#### [SET EXERCISE]
Leave out the images; return the rest of the data exactly.

#### [COLLECTED DATA]
· · · ·
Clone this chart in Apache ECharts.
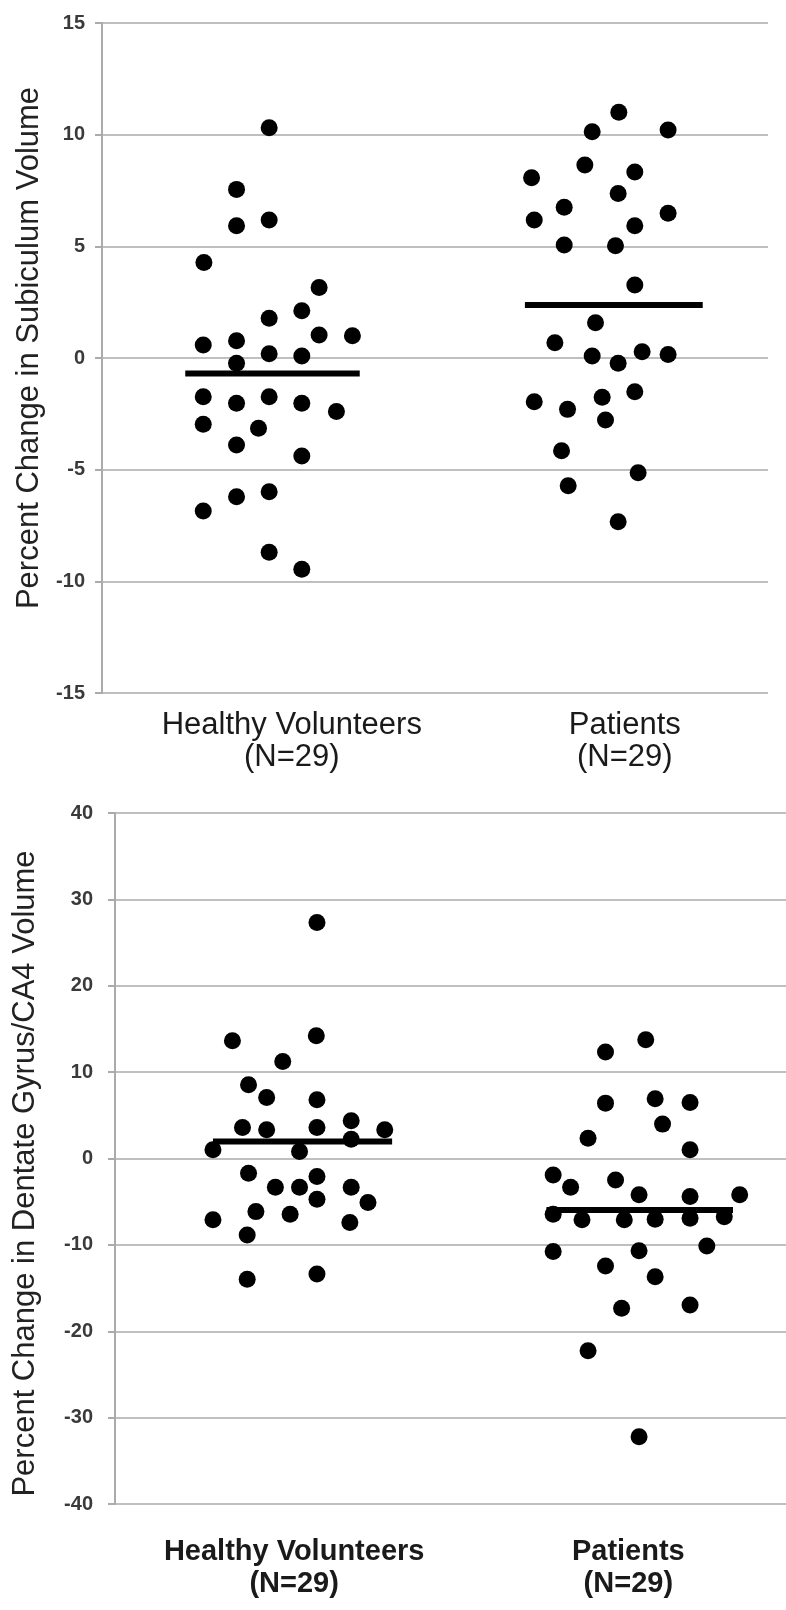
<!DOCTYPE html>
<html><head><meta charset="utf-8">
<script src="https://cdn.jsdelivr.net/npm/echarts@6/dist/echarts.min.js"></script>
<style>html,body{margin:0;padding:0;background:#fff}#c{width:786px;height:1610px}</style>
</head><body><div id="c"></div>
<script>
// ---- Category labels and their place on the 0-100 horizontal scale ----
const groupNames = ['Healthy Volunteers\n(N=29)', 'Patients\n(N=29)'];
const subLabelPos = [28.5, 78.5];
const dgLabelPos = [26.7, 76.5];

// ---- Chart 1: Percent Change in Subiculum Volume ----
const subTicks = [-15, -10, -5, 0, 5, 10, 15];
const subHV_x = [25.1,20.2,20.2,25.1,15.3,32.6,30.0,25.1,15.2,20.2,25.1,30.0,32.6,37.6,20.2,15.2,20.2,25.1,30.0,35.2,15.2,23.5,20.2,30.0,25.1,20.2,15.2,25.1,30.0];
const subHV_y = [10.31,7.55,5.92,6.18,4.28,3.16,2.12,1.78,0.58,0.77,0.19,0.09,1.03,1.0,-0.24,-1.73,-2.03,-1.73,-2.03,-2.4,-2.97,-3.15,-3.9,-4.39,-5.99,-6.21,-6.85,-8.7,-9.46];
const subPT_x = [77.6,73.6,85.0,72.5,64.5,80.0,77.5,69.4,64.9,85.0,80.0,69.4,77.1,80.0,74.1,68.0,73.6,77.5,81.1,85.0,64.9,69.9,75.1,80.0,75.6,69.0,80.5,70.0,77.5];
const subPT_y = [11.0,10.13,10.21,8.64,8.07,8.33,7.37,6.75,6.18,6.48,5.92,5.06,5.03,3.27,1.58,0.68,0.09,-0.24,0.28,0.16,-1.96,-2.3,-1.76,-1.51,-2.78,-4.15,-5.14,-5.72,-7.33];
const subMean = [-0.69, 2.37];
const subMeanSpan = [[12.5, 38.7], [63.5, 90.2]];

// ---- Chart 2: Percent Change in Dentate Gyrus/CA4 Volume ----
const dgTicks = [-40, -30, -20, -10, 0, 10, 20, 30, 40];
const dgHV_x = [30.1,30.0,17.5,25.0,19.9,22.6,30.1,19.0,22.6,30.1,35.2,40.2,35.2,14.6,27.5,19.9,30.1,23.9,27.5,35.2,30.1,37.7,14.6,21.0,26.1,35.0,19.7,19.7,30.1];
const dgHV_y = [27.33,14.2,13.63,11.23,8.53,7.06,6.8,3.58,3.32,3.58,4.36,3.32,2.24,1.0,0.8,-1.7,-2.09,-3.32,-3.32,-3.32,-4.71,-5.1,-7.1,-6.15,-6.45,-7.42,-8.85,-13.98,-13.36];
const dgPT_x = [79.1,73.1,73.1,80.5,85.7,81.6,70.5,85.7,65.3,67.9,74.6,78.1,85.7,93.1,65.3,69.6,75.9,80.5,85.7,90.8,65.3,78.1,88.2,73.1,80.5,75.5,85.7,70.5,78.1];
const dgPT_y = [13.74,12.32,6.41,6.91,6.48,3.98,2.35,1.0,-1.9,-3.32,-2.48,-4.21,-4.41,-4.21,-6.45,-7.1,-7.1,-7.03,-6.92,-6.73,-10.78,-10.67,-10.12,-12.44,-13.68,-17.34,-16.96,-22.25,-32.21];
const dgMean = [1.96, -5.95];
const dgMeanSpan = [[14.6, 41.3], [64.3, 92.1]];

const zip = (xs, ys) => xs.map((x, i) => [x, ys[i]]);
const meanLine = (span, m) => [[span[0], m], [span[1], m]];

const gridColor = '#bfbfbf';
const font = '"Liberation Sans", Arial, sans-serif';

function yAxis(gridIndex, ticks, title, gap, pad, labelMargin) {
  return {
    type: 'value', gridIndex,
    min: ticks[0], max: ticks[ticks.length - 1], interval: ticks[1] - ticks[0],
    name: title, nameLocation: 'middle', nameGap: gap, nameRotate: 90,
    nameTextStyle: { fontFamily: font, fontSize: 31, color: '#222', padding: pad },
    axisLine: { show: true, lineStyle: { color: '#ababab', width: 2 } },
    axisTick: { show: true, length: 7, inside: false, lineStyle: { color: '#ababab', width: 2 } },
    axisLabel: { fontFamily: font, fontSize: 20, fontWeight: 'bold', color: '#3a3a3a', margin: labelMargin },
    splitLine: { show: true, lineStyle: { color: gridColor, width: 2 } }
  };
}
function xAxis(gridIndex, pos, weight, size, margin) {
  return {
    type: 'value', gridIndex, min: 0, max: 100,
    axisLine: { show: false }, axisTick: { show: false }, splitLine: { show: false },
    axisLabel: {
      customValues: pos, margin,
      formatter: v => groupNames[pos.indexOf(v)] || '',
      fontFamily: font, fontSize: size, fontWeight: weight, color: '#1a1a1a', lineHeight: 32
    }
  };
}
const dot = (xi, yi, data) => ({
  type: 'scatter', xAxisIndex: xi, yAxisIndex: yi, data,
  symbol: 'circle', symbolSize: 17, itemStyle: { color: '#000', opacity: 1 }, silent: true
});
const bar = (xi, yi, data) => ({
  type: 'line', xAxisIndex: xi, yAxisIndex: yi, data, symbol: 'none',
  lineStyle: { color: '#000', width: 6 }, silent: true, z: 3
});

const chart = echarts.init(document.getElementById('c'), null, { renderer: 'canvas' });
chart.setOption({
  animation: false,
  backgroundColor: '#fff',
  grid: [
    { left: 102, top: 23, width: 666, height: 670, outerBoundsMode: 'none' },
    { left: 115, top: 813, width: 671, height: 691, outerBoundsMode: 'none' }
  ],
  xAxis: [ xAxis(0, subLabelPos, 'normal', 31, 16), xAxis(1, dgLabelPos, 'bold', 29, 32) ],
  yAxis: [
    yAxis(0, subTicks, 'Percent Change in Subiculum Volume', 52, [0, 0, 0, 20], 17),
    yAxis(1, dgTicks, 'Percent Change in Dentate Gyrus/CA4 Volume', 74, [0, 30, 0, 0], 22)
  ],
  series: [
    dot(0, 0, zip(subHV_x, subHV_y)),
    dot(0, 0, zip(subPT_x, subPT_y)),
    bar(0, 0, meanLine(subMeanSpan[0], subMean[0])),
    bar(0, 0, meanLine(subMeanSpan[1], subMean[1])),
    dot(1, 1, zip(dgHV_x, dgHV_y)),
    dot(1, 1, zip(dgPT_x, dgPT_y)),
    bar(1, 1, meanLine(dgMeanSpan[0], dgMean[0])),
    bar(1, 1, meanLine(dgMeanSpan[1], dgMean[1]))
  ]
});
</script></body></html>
· · · ·
#### [EXERCISE OUTPUT]
Clone this chart in Apache ECharts.
<!DOCTYPE html>
<html><head><meta charset="utf-8">
<script src="https://cdn.jsdelivr.net/npm/echarts@6/dist/echarts.min.js"></script>
<style>html,body{margin:0;padding:0;background:#fff}#c{width:786px;height:1610px}</style>
</head><body><div id="c"></div>
<script>
// ---- Category labels and their place on the 0-100 horizontal scale ----
const groupNames = ['Healthy Volunteers\n(N=29)', 'Patients\n(N=29)'];
const subLabelPos = [28.5, 78.5];
const dgLabelPos = [26.7, 76.5];

// ---- Chart 1: Percent Change in Subiculum Volume ----
const subTicks = [-15, -10, -5, 0, 5, 10, 15];
const subHV_x = [25.1,20.2,20.2,25.1,15.3,32.6,30.0,25.1,15.2,20.2,25.1,30.0,32.6,37.6,20.2,15.2,20.2,25.1,30.0,35.2,15.2,23.5,20.2,30.0,25.1,20.2,15.2,25.1,30.0];
const subHV_y = [10.31,7.55,5.92,6.18,4.28,3.16,2.12,1.78,0.58,0.77,0.19,0.09,1.03,1.0,-0.24,-1.73,-2.03,-1.73,-2.03,-2.4,-2.97,-3.15,-3.9,-4.39,-5.99,-6.21,-6.85,-8.7,-9.46];
const subPT_x = [77.6,73.6,85.0,72.5,64.5,80.0,77.5,69.4,64.9,85.0,80.0,69.4,77.1,80.0,74.1,68.0,73.6,77.5,81.1,85.0,64.9,69.9,75.1,80.0,75.6,69.0,80.5,70.0,77.5];
const subPT_y = [11.0,10.13,10.21,8.64,8.07,8.33,7.37,6.75,6.18,6.48,5.92,5.06,5.03,3.27,1.58,0.68,0.09,-0.24,0.28,0.16,-1.96,-2.3,-1.76,-1.51,-2.78,-4.15,-5.14,-5.72,-7.33];
const subMean = [-0.69, 2.37];
const subMeanSpan = [[12.5, 38.7], [63.5, 90.2]];

// ---- Chart 2: Percent Change in Dentate Gyrus/CA4 Volume ----
const dgTicks = [-40, -30, -20, -10, 0, 10, 20, 30, 40];
const dgHV_x = [30.1,30.0,17.5,25.0,19.9,22.6,30.1,19.0,22.6,30.1,35.2,40.2,35.2,14.6,27.5,19.9,30.1,23.9,27.5,35.2,30.1,37.7,14.6,21.0,26.1,35.0,19.7,19.7,30.1];
const dgHV_y = [27.33,14.2,13.63,11.23,8.53,7.06,6.8,3.58,3.32,3.58,4.36,3.32,2.24,1.0,0.8,-1.7,-2.09,-3.32,-3.32,-3.32,-4.71,-5.1,-7.1,-6.15,-6.45,-7.42,-8.85,-13.98,-13.36];
const dgPT_x = [79.1,73.1,73.1,80.5,85.7,81.6,70.5,85.7,65.3,67.9,74.6,78.1,85.7,93.1,65.3,69.6,75.9,80.5,85.7,90.8,65.3,78.1,88.2,73.1,80.5,75.5,85.7,70.5,78.1];
const dgPT_y = [13.74,12.32,6.41,6.91,6.48,3.98,2.35,1.0,-1.9,-3.32,-2.48,-4.21,-4.41,-4.21,-6.45,-7.1,-7.1,-7.03,-6.92,-6.73,-10.78,-10.67,-10.12,-12.44,-13.68,-17.34,-16.96,-22.25,-32.21];
const dgMean = [1.96, -5.95];
const dgMeanSpan = [[14.6, 41.3], [64.3, 92.1]];

const zip = (xs, ys) => xs.map((x, i) => [x, ys[i]]);
const meanLine = (span, m) => [[span[0], m], [span[1], m]];

const gridColor = '#bfbfbf';
const font = '"Liberation Sans", Arial, sans-serif';

function yAxis(gridIndex, ticks, title, gap, pad, labelMargin) {
  return {
    type: 'value', gridIndex,
    min: ticks[0], max: ticks[ticks.length - 1], interval: ticks[1] - ticks[0],
    name: title, nameLocation: 'middle', nameGap: gap, nameRotate: 90,
    nameTextStyle: { fontFamily: font, fontSize: 31, color: '#222', padding: pad },
    axisLine: { show: true, lineStyle: { color: '#ababab', width: 2 } },
    axisTick: { show: true, length: 7, inside: false, lineStyle: { color: '#ababab', width: 2 } },
    axisLabel: { fontFamily: font, fontSize: 20, fontWeight: 'bold', color: '#3a3a3a', margin: labelMargin },
    splitLine: { show: true, lineStyle: { color: gridColor, width: 2 } }
  };
}
function xAxis(gridIndex, pos, weight, size, margin) {
  return {
    type: 'value', gridIndex, min: 0, max: 100,
    axisLine: { show: false }, axisTick: { show: false }, splitLine: { show: false },
    axisLabel: {
      customValues: pos, margin,
      formatter: v => groupNames[pos.indexOf(v)] || '',
      fontFamily: font, fontSize: size, fontWeight: weight, color: '#1a1a1a', lineHeight: 32
    }
  };
}
const dot = (xi, yi, data) => ({
  type: 'scatter', xAxisIndex: xi, yAxisIndex: yi, data,
  symbol: 'circle', symbolSize: 17, itemStyle: { color: '#000', opacity: 1 }, silent: true
});
const bar = (xi, yi, data) => ({
  type: 'line', xAxisIndex: xi, yAxisIndex: yi, data, symbol: 'none',
  lineStyle: { color: '#000', width: 6 }, silent: true, z: 3
});

const chart = echarts.init(document.getElementById('c'), null, { renderer: 'canvas' });
chart.setOption({
  animation: false,
  backgroundColor: '#fff',
  grid: [
    { left: 102, top: 23, width: 666, height: 670, outerBoundsMode: 'none' },
    { left: 115, top: 813, width: 671, height: 691, outerBoundsMode: 'none' }
  ],
  xAxis: [ xAxis(0, subLabelPos, 'normal', 31, 16), xAxis(1, dgLabelPos, 'bold', 29, 32) ],
  yAxis: [
    yAxis(0, subTicks, 'Percent Change in Subiculum Volume', 52, [0, 0, 0, 20], 17),
    yAxis(1, dgTicks, 'Percent Change in Dentate Gyrus/CA4 Volume', 74, [0, 30, 0, 0], 22)
  ],
  series: [
    dot(0, 0, zip(subHV_x, subHV_y)),
    dot(0, 0, zip(subPT_x, subPT_y)),
    bar(0, 0, meanLine(subMeanSpan[0], subMean[0])),
    bar(0, 0, meanLine(subMeanSpan[1], subMean[1])),
    dot(1, 1, zip(dgHV_x, dgHV_y)),
    dot(1, 1, zip(dgPT_x, dgPT_y)),
    bar(1, 1, meanLine(dgMeanSpan[0], dgMean[0])),
    bar(1, 1, meanLine(dgMeanSpan[1], dgMean[1]))
  ]
});
</script></body></html>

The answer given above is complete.